July 21, 2004 -- Family Limited Partnerships (FLPs), a popular estate-planning technique among wealthy families, recently gained an important victory over the Internal Revenue Service in a federal appeals court.  The victory comes in the wake of the May 2003 Estate of Albert Strangi case that led one lawyer to call family limited partnerships “dead in the water.”

FLPs are one of the key tools that accountants, lawyers and other financial advisers recommend to their wealthy clients to help reduce or even eliminate estate and gift taxes.  By transferring assets (such as cash, stocks, bonds or shares in a family-owned business) into a partnership formed with their children, wealthy individuals can transfer vast amounts of money and other property to their heirs virtually tax-free.

This strategy came into question after the Strangi case in which the IRS was successful in challenging the FLP arrangement, exposing Strangi’s heirs to a tax bill of more than $1 million.  In the case, the U.S. Tax Court ruled that Albert Strangi retained too much control over the key decisions of the partnership and was using the partnership assets as though he owned them outright.  As such, the Court found that Strangi didn’t actually make a gift during his lifetime, but retained his interest in the partnership assets.  As a result of this finding, the partnership property was pulled back into his estate for estate tax purposes.  Further compounding the misery, the Court held that no discount was permitted, making the entire value of the property taxable for estate tax purposes.

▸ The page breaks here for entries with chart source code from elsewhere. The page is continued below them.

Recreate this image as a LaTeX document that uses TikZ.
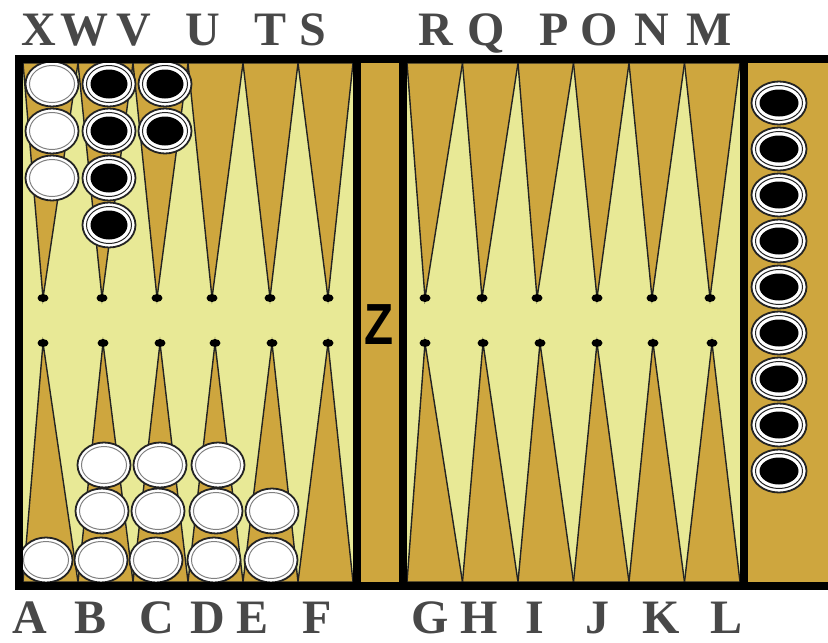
\documentclass[tikz,border=0pt]{standalone}
\usepackage{fontspec}
\setmainfont{Liberation Serif}
\newfontfamily\zfont{Liberation Sans}
\definecolor{boardtan}{RGB}{206,166,62}
\definecolor{boardpale}{RGB}{232,233,150}
\definecolor{sketch}{RGB}{35,35,35}
\definecolor{lblgray}{RGB}{72,72,72}
\newcommand\wchk[2]{%
  \filldraw[fill=white,draw=sketch,line width=1.8pt] (#1,#2) ellipse [x radius=26.5,y radius=22.5];
  \draw[gray,line width=1pt] (#1,#2) ellipse [x radius=22.5,y radius=18.5];}
\newcommand\bchk[2]{%
  \filldraw[fill=white,draw=sketch,line width=1.8pt] (#1,#2) ellipse [x radius=26.5,y radius=22.5];
  \draw[sketch,line width=1pt] (#1,#2) ellipse [x radius=22.5,y radius=18.5];
  \fill[black] (#1,#2) ellipse [x radius=18.5,y radius=14.5];}
\newcommand\tchk[2]{%
  \filldraw[fill=white,draw=sketch,line width=1.8pt] (#1,#2) ellipse [x radius=27.5,y radius=21.5];
  \draw[sketch,line width=1pt] (#1,#2) ellipse [x radius=23.5,y radius=17.5];
  \fill[black] (#1,#2) ellipse [x radius=19.5,y radius=13.5];}
\tikzset{
  pointtri/.style={fill=boardtan,draw=sketch,line width=1.4pt,line join=miter},
  tipdot/.style={fill=black},
  border/.style={line width=8.5pt,black},
  lbl/.style={anchor=base,inner sep=0pt,text=lblgray,font=\fontsize{48}{48}\selectfont\bfseries},
  zlbl/.style={inner sep=0pt,text=black,xscale=0.82,font=\zfont\bfseries\fontsize{58}{58}\selectfont}
}
\begin{document}
\begin{tikzpicture}[x=1pt,y=-1pt]
\useasboundingbox (0,0) rectangle (828,643);
% fields
\fill[boardpale] (23,63) rectangle (353,582);
\fill[boardpale] (407,63) rectangle (740,582);
\fill[boardtan] (361,63) rectangle (399,582);
\fill[boardtan] (748,63) rectangle (828,582);
% left quarter points
\foreach \i/\t/\u in {0/43/43,1/102/103,2/157/160,3/212/215,4/270/272,5/328/328}{
  \pgfmathsetmacro\a{23+55*\i}
  \pgfmathsetmacro\b{23+55*(\i+1)}
  \filldraw[pointtri] (\a,63) -- (\t,298) -- (\b,63) -- cycle;
  \filldraw[pointtri] (\a,582) -- (\u,343) -- (\b,582) -- cycle;
  \fill[tipdot] (\t,298) ellipse [x radius=5.5,y radius=4];
  \fill[tipdot] (\u,343) ellipse [x radius=5.5,y radius=4];
}
% right quarter points
\foreach \i/\t/\u in {0/425/425,1/482/483,2/537/540,3/597/597,4/652/653,5/710/712}{
  \pgfmathsetmacro\a{407+55.5*\i}
  \pgfmathsetmacro\b{407+55.5*(\i+1)}
  \filldraw[pointtri] (\a,63) -- (\t,298) -- (\b,63) -- cycle;
  \filldraw[pointtri] (\a,582) -- (\u,343) -- (\b,582) -- cycle;
  \fill[tipdot] (\t,298) ellipse [x radius=5.5,y radius=4];
  \fill[tipdot] (\u,343) ellipse [x radius=5.5,y radius=4];
}
% top-left checkers
\wchk{52}{84}\wchk{52}{131}\wchk{52}{178}
\bchk{109}{84}\bchk{109}{131}\bchk{109}{178}\bchk{109}{225}
\bchk{165}{84}\bchk{165}{131}
% bottom-left white checkers
\wchk{104}{465}\wchk{160}{465}\wchk{218}{465}
\wchk{102}{511}\wchk{158}{511}\wchk{216}{511}\wchk{272}{511}
\wchk{46}{560}\wchk{101}{560}\wchk{156}{560}\wchk{214}{560}\wchk{271}{560}
% borne-off black checkers
\foreach \yy in {103,149,195,241,287,333,379,425,471}{\tchk{779}{\yy}}
% borders
\draw[border] (15,59) -- (828,59);
\draw[border] (15,586) -- (828,586);
\draw[border] (19,55) -- (19,590);
\draw[border] (357,55) -- (357,590);
\draw[border] (403,55) -- (403,590);
\draw[border] (744,55) -- (744,590);
% bar label
\node[zlbl] (z) at (379,325) {Z};
% top labels
\node[lbl] (lX) at (39,45) {X};
\node[lbl] (lW) at (84,45) {W};
\node[lbl] (lV) at (134,45) {V};
\node[lbl] (lU) at (203,45) {U};
\node[lbl] (lT) at (271,45) {T};
\node[lbl] (lS) at (313,45) {S};
\node[lbl] (lR) at (436,45) {R};
\node[lbl] (lQ) at (486,45) {Q};
\node[lbl] (lP) at (554,45) {P};
\node[lbl] (lO) at (599,45) {O};
\node[lbl] (lN) at (652,45) {N};
\node[lbl] (lM) at (709,45) {M};
% bottom labels
\node[lbl] (lA) at (30,633) {A};
\node[lbl] (lB) at (91,633) {B};
\node[lbl] (lC) at (157,633) {C};
\node[lbl] (lD) at (208,633) {D};
\node[lbl] (lE) at (253,633) {E};
\node[lbl] (lF) at (317,633) {F};
\node[lbl] (lG) at (430,633) {G};
\node[lbl] (lH) at (479,633) {H};
\node[lbl] (lI) at (535,633) {I};
\node[lbl] (lJ) at (597,633) {J};
\node[lbl] (lK) at (661,633) {K};
\node[lbl] (lL) at (727,633) {L};
\end{tikzpicture}
\end{document}
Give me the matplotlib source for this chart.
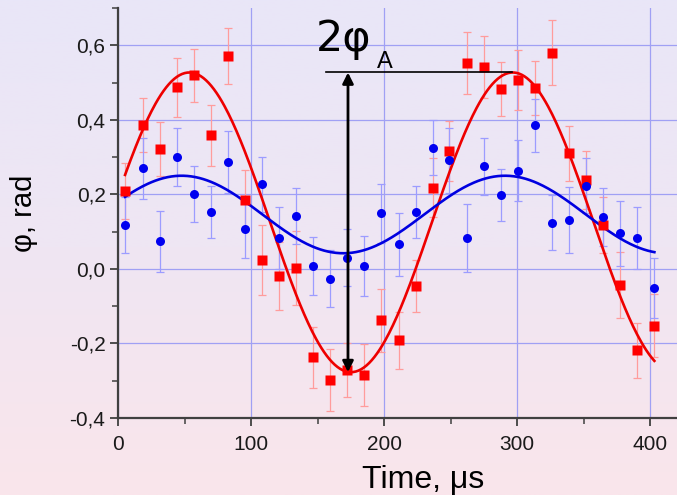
import numpy as np
import matplotlib
matplotlib.use("Agg")
import matplotlib.pyplot as plt
from matplotlib.ticker import FuncFormatter, MultipleLocator
from matplotlib.colors import LinearSegmentedColormap

plt.rcParams['font.family'] = ['Liberation Sans', 'DejaVu Sans']

# ---- data ----
time_us = [5.3, 18.8, 31.6, 44.3, 57.3, 69.9, 82.6, 95.4, 108.4, 121.2, 134.0,
           146.8, 159.5, 172.0, 185.0, 197.8, 211.0, 223.6, 236.4, 249.0, 262.0,
           275.0, 287.8, 300.5, 313.3, 325.8, 338.8, 351.8, 364.4, 377.2, 389.9, 402.7]

red_phi = [0.209, 0.386, 0.321, 0.487, 0.519, 0.358, 0.572, 0.185, 0.024, -0.019,
           0.002, -0.237, -0.299, -0.272, -0.284, -0.138, -0.192, -0.046, 0.218, 0.316,
           0.552, 0.541, 0.482, 0.506, 0.485, 0.580, 0.310, 0.239, 0.118, -0.043,
           -0.218, -0.152]
red_err = [0.075, 0.073, 0.073, 0.079, 0.071, 0.082, 0.075, 0.080, 0.093, 0.092,
           0.100, 0.082, 0.083, 0.072, 0.083, 0.085, 0.076, 0.070, 0.080, 0.080,
           0.083, 0.083, 0.073, 0.080, 0.073, 0.087, 0.074, 0.077, 0.075, 0.088,
           0.074, 0.084]

blue_phi = [0.118, 0.270, 0.074, 0.300, 0.200, 0.152, 0.288, 0.108, 0.227, 0.083,
            0.143, 0.007, -0.026, 0.030, 0.007, 0.149, 0.066, 0.153, 0.325, 0.291,
            0.083, 0.275, 0.199, 0.264, 0.386, 0.124, 0.131, 0.223, 0.139, 0.095,
            0.084, -0.052]
blue_err = [0.075, 0.082, 0.082, 0.077, 0.075, 0.070, 0.083, 0.080, 0.073, 0.084,
            0.075, 0.078, 0.076, 0.076, 0.080, 0.080, 0.084, 0.070, 0.074, 0.086,
            0.092, 0.076, 0.070, 0.081, 0.071, 0.074, 0.089, 0.074, 0.077, 0.086,
            0.083, 0.080]

# sinusoidal fit parameters (offset, amplitude, period, time of maximum)
red_fit = dict(offset=0.125, amp=0.402, period=243.0, t_max=53.6)
blue_fit = dict(offset=0.146, amp=0.104, period=243.0, t_max=47.8)
fit_range = (5.3, 403.0)

x_ticks = [0, 100, 200, 300, 400]
y_ticks = [-0.4, -0.2, 0.0, 0.2, 0.4, 0.6]

# arrow marking 2*phi_A
arrow_x = 172.8
arrow_top = 0.527
arrow_bottom = -0.277
hline_x = (156.3, 296.0)


def fit_curve(p, t):
    return p['offset'] + p['amp'] * np.cos(2 * np.pi * (t - p['t_max']) / p['period'])


W, H = 677, 495
fig = plt.figure(figsize=(W / 100, H / 100), dpi=100)

# background gradient (lavender top -> pink bottom)
bg = fig.add_axes([0, 0, 1, 1], zorder=-10)
cmap = LinearSegmentedColormap.from_list('bg', ['#FAE5EB', '#EFE6F3', '#E9E6F8'])
bg.imshow(np.linspace(0, 1, 256).reshape(-1, 1), aspect='auto', cmap=cmap,
          origin='lower', extent=[0, 1, 0, 1])
bg.set_axis_off()

ax = fig.add_axes([118 / W, (H - 418) / H, (W - 118) / W, (418 - 8) / H])
ax.set_facecolor('none')
ax.set_xlim(0, 420)
ax.set_ylim(-0.4, 0.7)

ax.xaxis.set_major_locator(MultipleLocator(100))
ax.xaxis.set_minor_locator(MultipleLocator(50))
ax.yaxis.set_major_locator(MultipleLocator(0.2))
ax.yaxis.set_minor_locator(MultipleLocator(0.1))
ax.set_xticks(x_ticks)
ax.set_yticks(y_ticks)
ax.yaxis.set_major_formatter(FuncFormatter(lambda v, p: f"{v:.1f}".replace('.', ',')))
ax.xaxis.set_major_formatter(FuncFormatter(lambda v, p: f"{v:.0f}"))

ax.grid(True, which='major', color='#A0A0F4', lw=0.9, zorder=0)
for s in ['top', 'right']:
    ax.spines[s].set_visible(False)
for s in ['left', 'bottom']:
    ax.spines[s].set_color('#404040')
    ax.spines[s].set_linewidth(1.6)
ax.tick_params(which='major', direction='out', length=6, width=1.3, color='#404040',
               labelsize=15, labelcolor='#1a1a1a')
ax.tick_params(which='minor', direction='out', length=4, width=1.1, color='#404040')
ax.tick_params(axis='y', pad=3)
ax.tick_params(axis='x', pad=6)

# error bars
ax.errorbar(time_us, red_phi, yerr=red_err, fmt='none', ecolor='#FF9C9C',
            elinewidth=0.9, capsize=3, capthick=0.9, zorder=2)
ax.errorbar(time_us, blue_phi, yerr=blue_err, fmt='none', ecolor='#9C9CFF',
            elinewidth=0.9, capsize=3, capthick=0.9, zorder=2)

# fitted curves
t = np.linspace(fit_range[0], fit_range[1], 400)
ax.plot(t, fit_curve(red_fit, t), color='#EE0000', lw=1.9, zorder=3)
ax.plot(t, fit_curve(blue_fit, t), color='#0000E0', lw=1.9, zorder=3)

# markers
ax.plot(time_us, red_phi, 's', color='#FF0000', ms=6.5, mec='none', zorder=4)
ax.plot(time_us, blue_phi, 'o', color='#0000F0', ms=6.5, mec='none', zorder=4)

# 2*phi_A annotation
ax.plot(hline_x, [arrow_top, arrow_top], color='black', lw=1.2, zorder=5)
ax.annotate('', xy=(arrow_x, arrow_bottom), xytext=(arrow_x, arrow_top),
            arrowprops=dict(arrowstyle='<|-|>', color='black', lw=2.0,
                            mutation_scale=16, shrinkA=0, shrinkB=0), zorder=6)
ax.text(148.8, 0.584, '2φ', fontsize=31, family=['DejaVu Sans'], color='black',
        ha='left', va='baseline', zorder=6)
ax.text(194.5, 0.539, 'A', fontsize=17, color='black', ha='left', va='baseline', zorder=6)

# axis labels
fig.text(24 / W, 1 - 213 / H, 'φ, rad', rotation=90, fontsize=21, ha='center', va='center')
fig.text(423 / W, 1 - 488 / H, 'Time, μs', fontsize=23, ha='center', va='baseline')

fig.savefig('out.png', dpi=100, facecolor=fig.get_facecolor())
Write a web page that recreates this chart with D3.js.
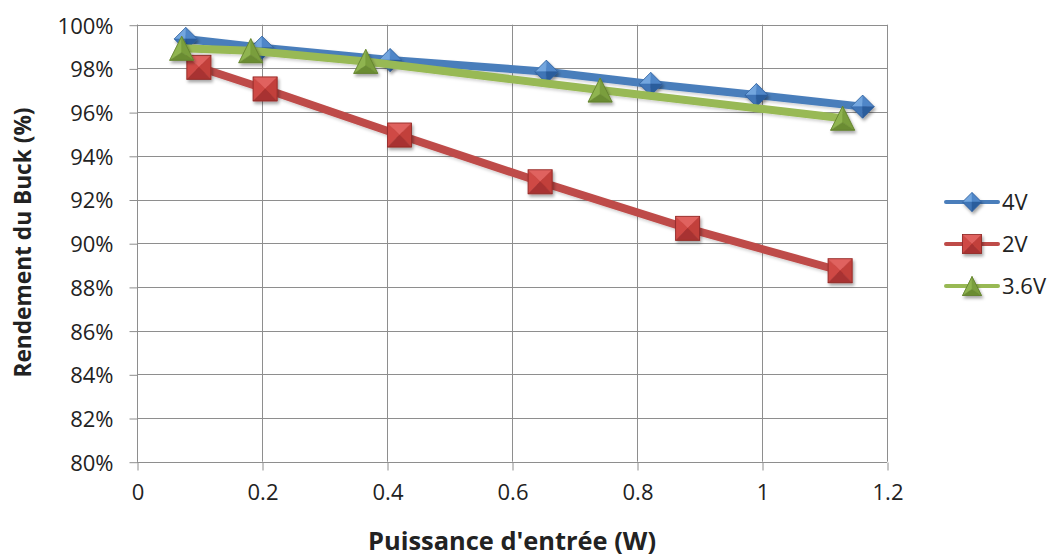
<!DOCTYPE html>
<html>
<head>
<meta charset="utf-8">
<script src="https://cdn.jsdelivr.net/npm/d3@7"></script>
<style>
  html, body { margin: 0; padding: 0; background: #fff; }
  svg { display: block; }
  text { font-family: "Open Sans", "DejaVu Sans", sans-serif; fill: #222; }
</style>
</head>
<body>
<svg id="chart" width="1056" height="556"></svg>
<script>
// ---- Data ----
const seriesNames = ["4V", "2V", "3.6V"];
const x4V = [0.078, 0.200, 0.405, 0.655, 0.822, 0.991, 1.161];
const y4V = [99.35, 98.95, 98.38, 97.85, 97.29, 96.78, 96.25];
const x2V = [0.099, 0.205, 0.420, 0.645, 0.881, 1.125];
const y2V = [98.05, 97.06, 94.95, 92.81, 90.68, 88.74];
const x36V = [0.0715, 0.182, 0.366, 0.741, 1.129];
const y36V = [98.92, 98.81, 98.32, 97.01, 95.72];
const xTicks = [0, 0.2, 0.4, 0.6, 0.8, 1, 1.2];
const xTickLabels = ["0", "0.2", "0.4", "0.6", "0.8", "1", "1.2"];
const yTicks = [80, 82, 84, 86, 88, 90, 92, 94, 96, 98, 100];
const yTickLabels = ["80%", "82%", "84%", "86%", "88%", "90%", "92%", "94%", "96%", "98%", "100%"];
const xTitle = "Puissance d'entrée (W)";
const yTitle = "Rendement du Buck (%)";

// ---- Layout ----
const svg = d3.select("#chart");
const L = 137, R = 887, T = 24.7, B = 461.7;
const x = d3.scaleLinear().domain([0, 1.2]).range([L, R]);
const y = d3.scaleLinear().domain([80, 100]).range([B, T]);

const defs = svg.append("defs");
const f = defs.append("filter").attr("id", "shadow").attr("x", "-50%").attr("y", "-50%").attr("width", "200%").attr("height", "200%");
f.append("feDropShadow").attr("dx", 1.5).attr("dy", 2.5).attr("stdDeviation", 1.8).attr("flood-color", "#000").attr("flood-opacity", 0.35);
const f2 = defs.append("filter").attr("id", "lshadow").attr("x", "-10%").attr("y", "-50%").attr("width", "120%").attr("height", "200%");
f2.append("feDropShadow").attr("dx", 1).attr("dy", 2).attr("stdDeviation", 1.5).attr("flood-color", "#000").attr("flood-opacity", 0.18);

const gridColor = "#8e8e8e";

// Grid
const g = svg.append("g");
g.selectAll("line.hg").data(yTicks).join("line")
  .attr("x1", L).attr("x2", R)
  .attr("y1", d => Math.round(y(d)) + 0.5).attr("y2", d => Math.round(y(d)) + 0.5)
  .attr("stroke", gridColor).attr("stroke-width", 1);
g.selectAll("line.vg").data(xTicks).join("line")
  .attr("y1", T).attr("y2", B)
  .attr("x1", d => Math.round(x(d)) + 0.5).attr("x2", d => Math.round(x(d)) + 0.5)
  .attr("stroke", gridColor).attr("stroke-width", 1);

// Axes
const xAxis = d3.axisBottom(x).tickValues(xTicks).tickFormat((d, i) => xTickLabels[i]).tickSize(8).tickPadding(14);
const yAxis = d3.axisLeft(y).tickValues(yTicks).tickFormat((d, i) => yTickLabels[i]).tickSize(8).tickPadding(16);
const gx = svg.append("g").attr("transform", `translate(0.5,${Math.round(B) + 0.5})`).call(xAxis);
const gy = svg.append("g").attr("transform", `translate(${L + 0.5},0.5)`).call(yAxis);
[gx, gy].forEach(a => {
  a.select(".domain").remove();
  a.selectAll(".tick line").attr("stroke", gridColor);
  a.selectAll(".tick text").style("font-size", "22px").attr("fill", "#2a2a2a").style("font-family", '"Open Sans", sans-serif');
});
gx.selectAll(".tick text").attr("dy", "0.71em");
gy.selectAll(".tick text").attr("dy", "0.36em");
// axis lines
svg.append("line").attr("x1", L + 0.5).attr("x2", L + 0.5).attr("y1", T).attr("y2", B).attr("stroke", gridColor);
svg.append("line").attr("x1", L).attr("x2", R).attr("y1", Math.round(B) + 0.5).attr("y2", Math.round(B) + 0.5).attr("stroke", gridColor);

// Titles
svg.append("text").attr("x", 512).attr("y", 550).attr("text-anchor", "middle")
  .attr("textLength", 288).attr("lengthAdjust", "spacingAndGlyphs")
  .style("font-size", "25px").style("font-weight", "bold").attr("fill", "#1a1a1a").text(xTitle);
svg.append("text").attr("transform", "translate(31,242.5) rotate(-90)").attr("text-anchor", "middle")
  .attr("textLength", 270).attr("lengthAdjust", "spacingAndGlyphs")
  .style("font-size", "24px").style("font-weight", "bold").attr("fill", "#1a1a1a").text(yTitle);

// Marker drawers
function diamond(sel, cx, cy, s) {
  const gg = sel.append("g").attr("filter", "url(#shadow)").attr("transform", `translate(${cx},${cy})`);
  const facets = [
    [[0, -s], [-s, 0], [0, 0], "#73a6df"],
    [[0, -s], [s, 0], [0, 0], "#4f86c8"],
    [[-s, 0], [0, s], [0, 0], "#3f74b6"],
    [[s, 0], [0, s], [0, 0], "#2c5d9c"]
  ];
  facets.forEach(fc => gg.append("path").attr("d", `M${fc[0]}L${fc[1]}L${fc[2]}Z`).attr("fill", fc[3]).attr("stroke", fc[3]).attr("stroke-width", 0.5));
  gg.append("path").attr("d", `M0,${-s}L${s},0L0,${s}L${-s},0Z`).attr("fill", "none").attr("stroke", "#2e5e9a").attr("stroke-width", 0.8);
}
function square(sel, cx, cy, s) {
  const gg = sel.append("g").attr("filter", "url(#shadow)").attr("transform", `translate(${cx},${cy})`);
  const facets = [
    [[-s, -s], [s, -s], [0, 0], "#e0625e"],
    [[-s, -s], [-s, s], [0, 0], "#cf4945"],
    [[s, -s], [s, s], [0, 0], "#c23f3b"],
    [[-s, s], [s, s], [0, 0], "#a83330"]
  ];
  facets.forEach(fc => gg.append("path").attr("d", `M${fc[0]}L${fc[1]}L${fc[2]}Z`).attr("fill", fc[3]).attr("stroke", fc[3]).attr("stroke-width", 0.5));
  gg.append("rect").attr("x", -s).attr("y", -s).attr("width", 2 * s).attr("height", 2 * s).attr("fill", "none").attr("stroke", "#8e2a27").attr("stroke-width", 0.8);
}
function triangle(sel, cx, cy, s) {
  const gg = sel.append("g").attr("filter", "url(#shadow)").attr("transform", `translate(${cx},${cy})`);
  const top = [0, -s], bl = [-s, s], br = [s, s], c = [0, s * 0.35];
  gg.append("path").attr("d", `M${top}L${bl}L${c}Z`).attr("fill", "#8fb44f").attr("stroke", "#8fb44f").attr("stroke-width", 0.5);
  gg.append("path").attr("d", `M${top}L${br}L${c}Z`).attr("fill", "#7a9e3c").attr("stroke", "#7a9e3c").attr("stroke-width", 0.5);
  gg.append("path").attr("d", `M${bl}L${br}L${c}Z`).attr("fill", "#6b8c33").attr("stroke", "#6b8c33").attr("stroke-width", 0.5);
  gg.append("path").attr("d", `M${top}L${bl}L${br}Z`).attr("fill", "none").attr("stroke", "#5f7e2c").attr("stroke-width", 0.8);
}

const series = [
  { name: seriesNames[0], xs: x4V, ys: y4V, color: "#4a7ebb", marker: diamond, size: 11.5, lsize: 9.5 },
  { name: seriesNames[1], xs: x2V, ys: y2V, color: "#be4b48", marker: square, size: 12, lsize: 9.5 },
  { name: seriesNames[2], xs: x36V, ys: y36V, color: "#98b954", marker: triangle, size: 12, lsize: 9.5 }
];

const line = d3.line().x(d => x(d[0])).y(d => y(d[1]));
const plot = svg.append("g");
series.forEach(s => {
  const pts = s.xs.map((v, i) => [v, s.ys[i]]);
  plot.append("path").datum(pts).attr("d", line).attr("fill", "none")
    .attr("stroke", s.color).attr("stroke-width", 8).attr("stroke-linejoin", "round").attr("stroke-linecap", "round")
    .attr("filter", "url(#lshadow)");
  pts.forEach(p => s.marker(plot, x(p[0]), y(p[1]), s.size));
});

// Legend
const legY = [202, 244, 286];
const leg = svg.append("g");
series.forEach((s, i) => {
  leg.append("line").attr("x1", 946).attr("x2", 998).attr("y1", legY[i]).attr("y2", legY[i])
    .attr("stroke", s.color).attr("stroke-width", 4).attr("stroke-linecap", "round");
  s.marker(leg, 972, legY[i], s.lsize);
  leg.append("text").attr("x", 1002).attr("y", legY[i]).attr("dy", "0.36em")
    .style("font-size", "22px").attr("fill", "#2a2a2a").text(s.name);
});
</script>
</body>
</html>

But a May 2004 decision in a separate case breathed new life into the FLP strategy as a three-judge panel ruled against the IRS.  The new decision involves the estate of Ruth A. Kimbell, who died in 1998.  At the time Mrs. Kimbell died, the value of the assets in the FLP was about $2.4 million.  When the federal estate-tax return was filed, the estate claimed a big discount on the value of Mrs. Kimbell’s interest in the partnership, to which the IRS objected.  Originally, the courts denied the discount, but the dispute landed in federal district court, and the Fifth Circuit reversed the district court’s ruling that had denied the estate’s request for a refund of the estate taxes and interest paid.

The Fifth Circuit panel noted that the assets contributed to the partnership included working interests in oil and gas properties, that Mrs. Kimbell retained sufficient assets outside the partnership for her own support, and that there was no commingling of partnership and Mrs. Kimbell’s personal assets.

Though the IRS may continue to fight FLPs in tax courts around the nation, the decision is viewed as a victory to those already involved in family limited partnerships or those considering such a strategy as a means of protecting their assets from estate taxes.